§ Problem statement: Extract the lines from the start through the line that holds "const points = swarm(ratings, 14.6);", both included, omitting all images.

§ Source data:
□ □ □ □ □

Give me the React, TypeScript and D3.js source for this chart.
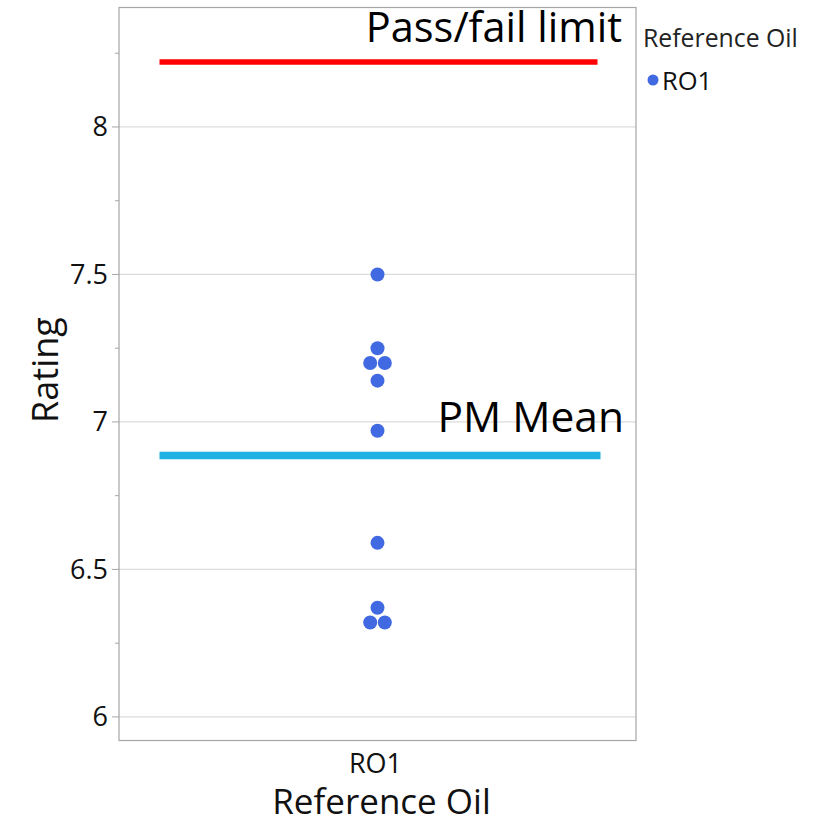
import * as d3 from "d3";

const categories = ["RO1"];
const ratings = [7.5, 7.25, 7.2, 7.2, 7.14, 6.97, 6.59, 6.37, 6.32, 6.32];
const majorTicks = [6, 6.5, 7, 7.5, 8];
const minorTicks = [6.25, 6.75, 7.25, 7.75, 8.25];
const passFailLimit = 8.22;
const pmMean = 6.886;

const font = "'Open Sans', 'Noto Sans', sans-serif";
const dotColor = "#4169E1";

// group duplicate values and spread them side by side, centred on the category
function swarm(values: number[], step: number) {
  const groups = d3.group(values, (v) => v);
  const out: { value: number; offset: number }[] = [];
  groups.forEach((items, value) => {
    items.forEach((_, i) => {
      out.push({ value, offset: (i - (items.length - 1) / 2) * step });
    });
  });
  return out;
}

export default function App() {
  const width = 823;
  const height = 824;
  const plot = { left: 119, right: 636, top: 7.5, bottom: 740.5 };

  const x = d3
    .scalePoint()
    .domain(categories)
    .range([plot.left, plot.right])
    .padding(0.5);
  const y = d3.scaleLinear().domain([5.92, 8.405]).range([plot.bottom, plot.top]);

  const cx = x("RO1") ?? 0;
  const points = swarm(ratings, 14.6);

  return (
    <svg
      width={width}
      height={height}
      style={{ position: "absolute", left: 0, top: 0, background: "#fff" }}
      fontFamily={font}
    >
      {majorTicks.map((tick) => (
        <g key={tick}>
          <line
            x1={plot.left}
            x2={plot.right}
            y1={y(tick)}
            y2={y(tick)}
            stroke="#dcdcdc"
            strokeWidth={1.2}
          />
          <line x1={plot.left - 7} x2={plot.left} y1={y(tick)} y2={y(tick)} stroke="#a6a6a6" />
          <text
            x={plot.left - 11}
            y={y(tick) + 9.5}
            textAnchor="end"
            fontSize={27}
            fill="#111"
          >
            {tick}
          </text>
        </g>
      ))}
      {minorTicks.map((tick) => (
        <line
          key={tick}
          x1={plot.left - 4}
          x2={plot.left}
          y1={y(tick)}
          y2={y(tick)}
          stroke="#a6a6a6"
        />
      ))}

      <rect
        x={plot.left}
        y={plot.top}
        width={plot.right - plot.left}
        height={plot.bottom - plot.top}
        fill="none"
        stroke="#a6a6a6"
        strokeWidth={1.2}
      />

      <line
        x1={cx - 218}
        x2={cx + 220}
        y1={y(passFailLimit)}
        y2={y(passFailLimit)}
        stroke="#ff0000"
        strokeWidth={5.5}
      />
      <line
        x1={cx - 218}
        x2={cx + 223}
        y1={y(pmMean)}
        y2={y(pmMean)}
        stroke="#1fb0e4"
        strokeWidth={7.5}
      />

      {points.map((p, i) => (
        <circle key={i} cx={cx + p.offset} cy={y(p.value)} r={7} fill={dotColor} />
      ))}

      <text x={622} y={42} textAnchor="end" fontSize={41.5} fill="#000">
        Pass/fail limit
      </text>
      <text x={624} y={432} textAnchor="end" fontSize={42.5} fill="#000">
        PM Mean
      </text>

      {categories.map((c) => (
        <text key={c} x={(x(c) ?? 0) - 2} y={773} textAnchor="middle" fontSize={27} fill="#111">
          {c}
        </text>
      ))}
      <text x={(plot.left + plot.right) / 2 + 4} y={814} textAnchor="middle" fontSize={35} fill="#111">
        Reference Oil
      </text>
      <text
        transform={`translate(58, 370) rotate(-90)`}
        textAnchor="middle"
        fontSize={36}
        fill="#111"
      >
        Rating
      </text>

      <g transform="translate(643, 0)">
        <text x={0} y={47} fontSize={24.8} fill="#222">
          Reference Oil
        </text>
        <circle cx={10} cy={80} r={5.5} fill={dotColor} />
        <text x={19} y={90} fontSize={25.5} fill="#111">
          RO1
        </text>
      </g>
    </svg>
  );
}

□ □ □ □ □

§ Solution to this problem:
Give me the React, TypeScript and D3.js source for this chart.
import * as d3 from "d3";

const categories = ["RO1"];
const ratings = [7.5, 7.25, 7.2, 7.2, 7.14, 6.97, 6.59, 6.37, 6.32, 6.32];
const majorTicks = [6, 6.5, 7, 7.5, 8];
const minorTicks = [6.25, 6.75, 7.25, 7.75, 8.25];
const passFailLimit = 8.22;
const pmMean = 6.886;

const font = "'Open Sans', 'Noto Sans', sans-serif";
const dotColor = "#4169E1";

// group duplicate values and spread them side by side, centred on the category
function swarm(values: number[], step: number) {
  const groups = d3.group(values, (v) => v);
  const out: { value: number; offset: number }[] = [];
  groups.forEach((items, value) => {
    items.forEach((_, i) => {
      out.push({ value, offset: (i - (items.length - 1) / 2) * step });
    });
  });
  return out;
}

export default function App() {
  const width = 823;
  const height = 824;
  const plot = { left: 119, right: 636, top: 7.5, bottom: 740.5 };

  const x = d3
    .scalePoint()
    .domain(categories)
    .range([plot.left, plot.right])
    .padding(0.5);
  const y = d3.scaleLinear().domain([5.92, 8.405]).range([plot.bottom, plot.top]);

  const cx = x("RO1") ?? 0;
  const points = swarm(ratings, 14.6);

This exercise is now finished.